Tricks, Options & Solutions

In the wake of an unsuccessful alignment, some vendors or contractors may attempt to change the alignment criteria, limit or even the alignment procedure. New interpretation or manipulation of alignment procedures, criteria and limits might also be tried by some vendors or site contractors. The fact is, any case of deviation should be treated with great care. A deviation might be accepted if safety and reliability are ensured and additional provisions and measures are considered. However, this is not a good practice to try to change alignment criteria or specified limit in case of a deviation. The modification of limits or criteria is usually not acceptable.

The good news is excessive misalignment during operation can be found by accurate analysis of vibration. Therefore, in case of a deviation given for misalignment, the situation can be reevaluated or verified by accurate vibration measurement during startup and the initial period of operation. In such a case, a comprehensive vibration measurement exercise should be done and reported using all available vibrational sensors. The exercise should fully prove that there is no sign of pending issues or developing problems for all possible operating cases. Although a comprehensive vibration measurement is required and all aspects should be considered and evaluated, “2× harmonics” and “axial measurement” need more care as these are usually indicators of an alignment issue.

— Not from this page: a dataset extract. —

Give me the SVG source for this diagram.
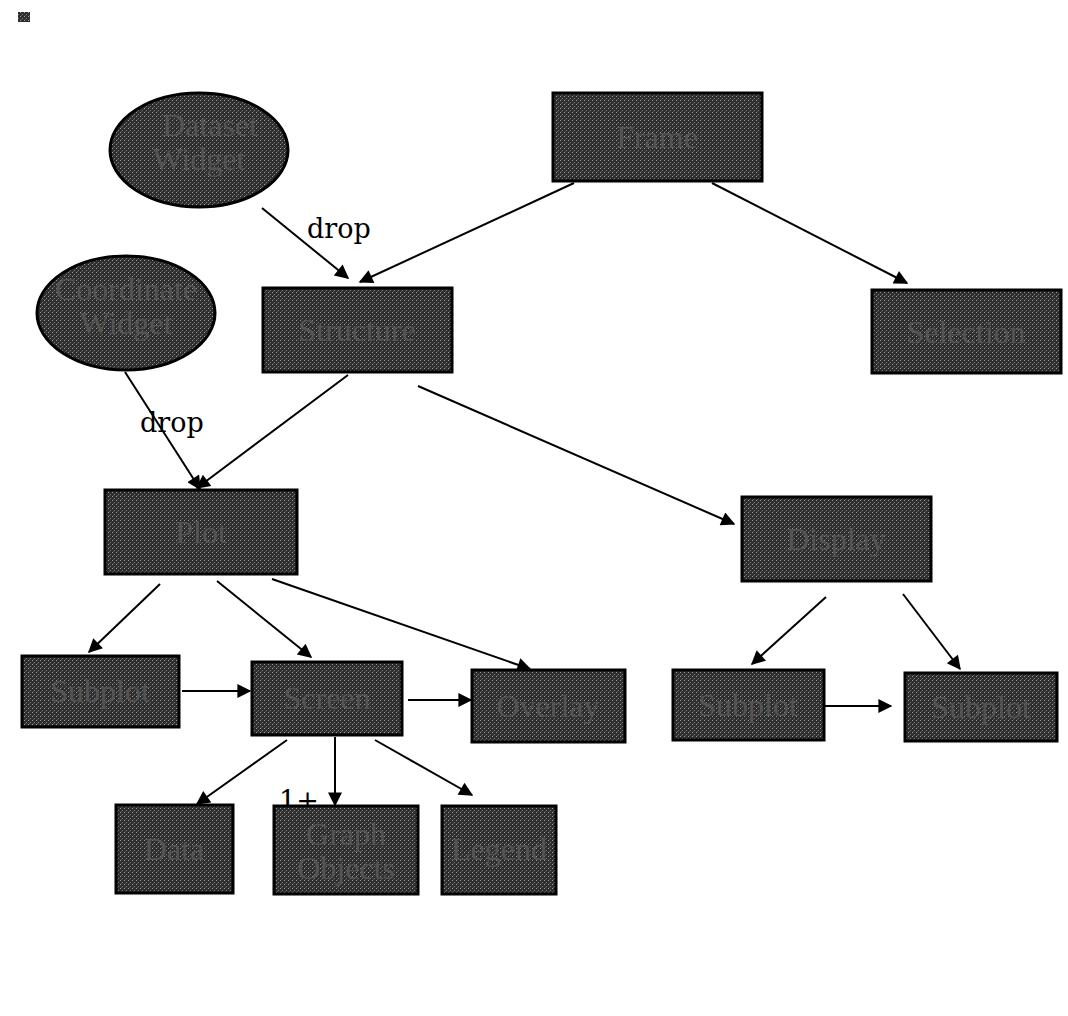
<svg xmlns="http://www.w3.org/2000/svg" width="1068" height="1016" viewBox="0 0 1068 1016">
<defs>
<pattern id="dith" width="4" height="4" patternUnits="userSpaceOnUse">
<rect width="4" height="4" fill="#2e2e2e"/>
<rect x="0" y="0" width="1" height="1" fill="#9a9a9a"/>
<rect x="2" y="2" width="1" height="1" fill="#7a7a7a"/>
<rect x="1" y="3" width="1" height="1" fill="#555"/>
</pattern>
<marker id="ah" viewBox="0 0 10 10" refX="9" refY="5" markerWidth="18" markerHeight="14" markerUnits="userSpaceOnUse" orient="auto">
<path d="M0,0 L10,5 L0,10 Z" fill="#000"/>
</marker>
</defs>
<style>
.n{fill:url(#dith);stroke:#000;stroke-width:3}
.t{font-family:"Liberation Serif",serif;font-size:32px;fill:#545454;text-anchor:middle}
.l{font-family:"DejaVu Serif",serif;font-size:27px;fill:#000}
.c{stroke:#000;stroke-width:2;fill:none;marker-end:url(#ah)}
</style>
<rect width="1068" height="1016" fill="#fff"/>
<g id="icon"><rect x="18" y="12" width="12" height="10" fill="url(#dith)"/></g>
<g id="connectors">
<line class="c" x1="262" y1="208" x2="348" y2="278"/>
<line class="c" x1="574" y1="183" x2="360" y2="282"/>
<line class="c" x1="712" y1="183" x2="907" y2="283"/>
<line class="c" x1="125" y1="372" x2="200" y2="489"/>
<line class="c" x1="348" y1="375" x2="197" y2="488"/>
<line class="c" x1="418" y1="386" x2="734" y2="524"/>
<line class="c" x1="160" y1="584" x2="89" y2="652"/>
<line class="c" x1="217" y1="581" x2="311" y2="657"/>
<line class="c" x1="272" y1="579" x2="530" y2="669"/>
<line class="c" x1="182" y1="691" x2="250" y2="691"/>
<line class="c" x1="408" y1="700" x2="471" y2="700"/>
<line class="c" x1="826" y1="597" x2="752" y2="664"/>
<line class="c" x1="903" y1="594" x2="960" y2="669"/>
<line class="c" x1="825" y1="706" x2="891" y2="706"/>
<line class="c" x1="287" y1="740" x2="197" y2="804"/>
<line class="c" x1="335" y1="737" x2="335" y2="805"/>
<line class="c" x1="375" y1="740" x2="472" y2="795"/>
<text class="l" x="307" y="238">drop</text>
<text class="l" x="140" y="432">drop</text>
<text class="l" x="279" y="810">1+</text>
</g>
<g id="dataset"><ellipse class="n" cx="199" cy="150" rx="89" ry="57"/><text class="t" x="210" y="136">Dataset</text><text class="t" x="199" y="170">Widget</text></g>
<g id="frame"><rect class="n" x="553" y="93" width="209" height="88"/><text class="t" x="657" y="148">Frame</text></g>
<g id="coord"><ellipse class="n" cx="126" cy="313" rx="89" ry="57"/><text class="t" x="126" y="300">Coordinate</text><text class="t" x="126" y="334">Widget</text></g>
<g id="structure"><rect class="n" x="263" y="288" width="189" height="84"/><text class="t" x="357" y="341">Structure</text></g>
<g id="selection"><rect class="n" x="872" y="290" width="189" height="83"/><text class="t" x="966" y="343">Selection</text></g>
<g id="plot"><rect class="n" x="105" y="490" width="192" height="84"/><text class="t" x="201" y="543">Plot</text></g>
<g id="display"><rect class="n" x="742" y="497" width="189" height="84"/><text class="t" x="836" y="550">Display</text></g>
<g id="subplotL"><rect class="n" x="22" y="656" width="157" height="71"/><text class="t" x="100" y="702">Subplot</text></g>
<g id="screen"><rect class="n" x="252" y="662" width="150" height="73"/><text class="t" x="327" y="709">Screen</text></g>
<g id="overlay"><rect class="n" x="472" y="670" width="153" height="72"/><text class="t" x="548" y="717">Overlay</text></g>
<g id="subplotR1"><rect class="n" x="673" y="670" width="151" height="70"/><text class="t" x="748" y="716">Subplot</text></g>
<g id="subplotR2"><rect class="n" x="905" y="673" width="152" height="68"/><text class="t" x="981" y="718">Subplot</text></g>
<g id="data"><rect class="n" x="116" y="805" width="117" height="88"/><text class="t" x="174" y="860">Data</text></g>
<g id="graphobj"><rect class="n" x="274" y="806" width="144" height="88"/><text class="t" x="346" y="845">Graph</text><text class="t" x="346" y="879">Objects</text></g>
<g id="legend"><rect class="n" x="442" y="806" width="114" height="88"/><text class="t" x="499" y="860">Legend</text></g>
</svg>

Flexible Couplings & Misalignment

Flexible couplings are provided to allow different shafts of pumps (and machinery in general) to be connected with little misalignment. In other words, flexible couplings use one or two flexible members or an elastomeric insert to allow a slight degree of misalignment. There are many flexible coupling types. Some couplings, called disc couplings, use shim packs. There are always some limits for tolerated misalignment by flexible couplings.

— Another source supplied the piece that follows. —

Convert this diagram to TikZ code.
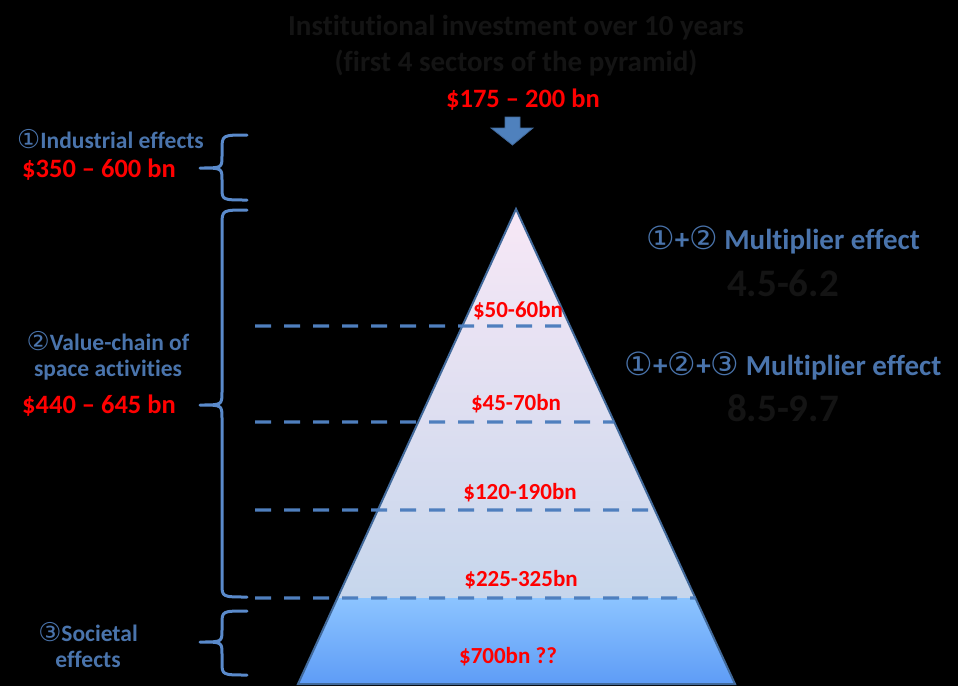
\documentclass[tikz,border=0pt]{standalone}
\usepackage{fontspec}
\setmainfont[Ligatures={TeX,NoCommon}]{Carlito}
\newfontfamily\symfont{DejaVu Sans}
\usetikzlibrary{calc}
\definecolor{bluetxt}{HTML}{4A74AC}
\definecolor{bracecol}{HTML}{5A8ACB}
\definecolor{dashcol}{HTML}{4F7FBE}
\definecolor{edgecol}{HTML}{41699A}
\definecolor{darktxt}{HTML}{141414}
\definecolor{redtxt}{HTML}{FF0000}
\definecolor{pyrtop}{HTML}{F8E8F6}
\definecolor{pyrmid}{HTML}{C6D6EC}
\definecolor{basetop}{HTML}{8CC4FF}
\definecolor{basebot}{HTML}{5E9CF6}
\definecolor{arrowfill}{HTML}{4F81BD}
\newcommand{\circd}[1]{{\symfont\mdseries\scalebox{1.1}{#1}}}
\tikzset{
  fs/.style={font=\fontsize{#1}{#1}\selectfont\bfseries},
  title/.style={fs=29, text=darktxt, inner sep=0pt},
  money/.style={fs=26.5, text=redtxt, inner sep=0pt},
  pyrlabel/.style={fs=23, text=redtxt, inner sep=0pt},
  bluelabel/.style={fs=23.5, text=bluetxt, inner sep=0pt, align=center},
  multlabel/.style={fs=29, text=bluetxt, inner sep=0pt},
  multnum/.style={fs=39, text=darktxt, inner sep=0pt},
  bracestyle/.style={draw=bracecol, line width=3pt, line cap=round, line join=round},
  dashline/.style={draw=dashcol, line width=3.2pt, dash pattern=on 16pt off 13pt},
}
\begin{document}
\begin{tikzpicture}[x=1pt,y=-1pt]
\fill[black] (0,0) rectangle (958,686);
\useasboundingbox (0,0) rectangle (958,686);

% pyramid
\coordinate (apex) at (516,209);
\coordinate (bl) at (298,684);
\coordinate (br) at (735,684);
\coordinate (ml) at ($(apex)!{389/475}!(bl)$);
\coordinate (mr) at ($(apex)!{389/475}!(br)$);
\shade[top color=pyrtop, bottom color=pyrmid] (apex) -- (mr) -- (ml) -- cycle;
\shade[top color=basetop, bottom color=basebot] (ml) -- (mr) -- (br) -- (bl) -- cycle;
\draw[edgecol, line width=2pt, line join=miter] (apex) -- (br) -- (bl) -- cycle;

% dashed lines
\coordinate (d1s) at (255,326);
\coordinate (d1e) at ($(apex)!{117/475}!(br)$);
\coordinate (d2s) at (255,422);
\coordinate (d2e) at ($(apex)!{213/475}!(br)$);
\coordinate (d3s) at (255,510);
\coordinate (d3e) at ($(apex)!{301/475}!(br)$);
\coordinate (d4s) at (255,598);
\coordinate (d4e) at ($(apex)!{389/475}!(br)$);
\draw[dashline] (d1s) -- (d1e);
\draw[dashline] (d2s) -- (d2e);
\draw[dashline] (d3s) -- (d3e);
\draw[dashline] (d4s) -- (d4e);

% pyramid labels
\node[pyrlabel] (p1) at (518,311) {\$50-60bn};
\node[pyrlabel] (p2) at (516,404) {\$45-70bn};
\node[pyrlabel] (p3) at (520,493) {\$120-190bn};
\node[pyrlabel] (p4) at (521,580) {\$225-325bn};
\node[pyrlabel] (p5) at (508,657) {\$700bn ??};

% title
\node[title] (t1) at (516,28) {Institutional investment over 10 years};
\node[title] (t2) at (516,63) {(first 4 sectors of the pyramid)};
\node[money] (inv) at (523,100) {\$175 – 200 bn};
\fill[arrowfill, draw=edgecol, line width=0.8pt]
  (505,117) -- (520,117) -- (520,128) -- (533,128) -- (512.5,145) -- (491,128) -- (505,128) -- cycle;

% braces
\draw[bracestyle] (247,135) .. controls (222,135) .. (222,150) -- (222,156)
  .. controls (222,168) .. (200,168) .. controls (222,168) .. (222,180) -- (222,188)
  .. controls (222,200) .. (247,200);
\draw[bracestyle] (247,210) .. controls (222,210) .. (222,225) -- (222,392)
  .. controls (222,405) .. (200,405) .. controls (222,405) .. (222,418) -- (222,584)
  .. controls (222,597) .. (247,597);
\draw[bracestyle] (247,611) .. controls (222,611) .. (222,624) -- (222,630)
  .. controls (222,642) .. (200,642) .. controls (222,642) .. (222,654) -- (222,662)
  .. controls (222,675) .. (247,675);

% left labels
\node[bluelabel, anchor=west] (ind) at (17,139) {\circd{①}Industrial effects};
\node[money, anchor=west] (indv) at (22,170) {\$350 – 600 bn};
\node[bluelabel] (val) at (108,356) {\circd{②}Value-chain of\\[2pt]space activities};
\node[money, anchor=west] (valv) at (22,406) {\$440 – 645 bn};
\node[bluelabel] (soc) at (88,645) {\circd{③}Societal\\[2pt]effects};

% right labels
\node[multlabel] (m1) at (783,240) {\circd{①}+\circd{②} Multiplier effect};
\node[multnum] (n1) at (783,283) {4.5-6.2};
\node[multlabel] (m2) at (783,366) {\circd{①}+\circd{②}+\circd{③} Multiplier effect};
\node[multnum] (n2) at (783,408) {8.5-9.7};
\end{tikzpicture}
\end{document}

When the shafts of two machines are coupled via a flexible coupling, a misalignment more than the limit between their centerlines of rotation can result in vibration and additional loads which, depending on severity, can cause problems. Modern high-quality, flexible couplings are designed to tolerate more misalignment than previous ones. When either offset or angularity exists, there will be a back-and-forth movement for each revolution. In other words, flexible elements are flexing to and from their original shapes. This action over a long time can cause fatigue or other problems in couplings. Therefore, even when a high-quality flexible coupling is used, it is still beneficial to reduce the amount of misalignment.

Case Study

For a large 3.5 megawatt (MW) vertical pump for a critical service, the alignment limit that could be achieved after 32 attempts was 64 microns. This was more than the allowable misalignment value of 50 microns that was initially specified and agreed upon. The pump was essential for the plant, so startup was delayed and a proper decision was needed to facilitate operation. The alignment was temporarily accepted pending verifications, satisfactory operation and vibration measurements.

The operation and vibration measurements were satisfactory and after one month of various operational verifications and thorough vibration measurements, the final acceptance of the misalignment value was issued to the vendor and site contractor.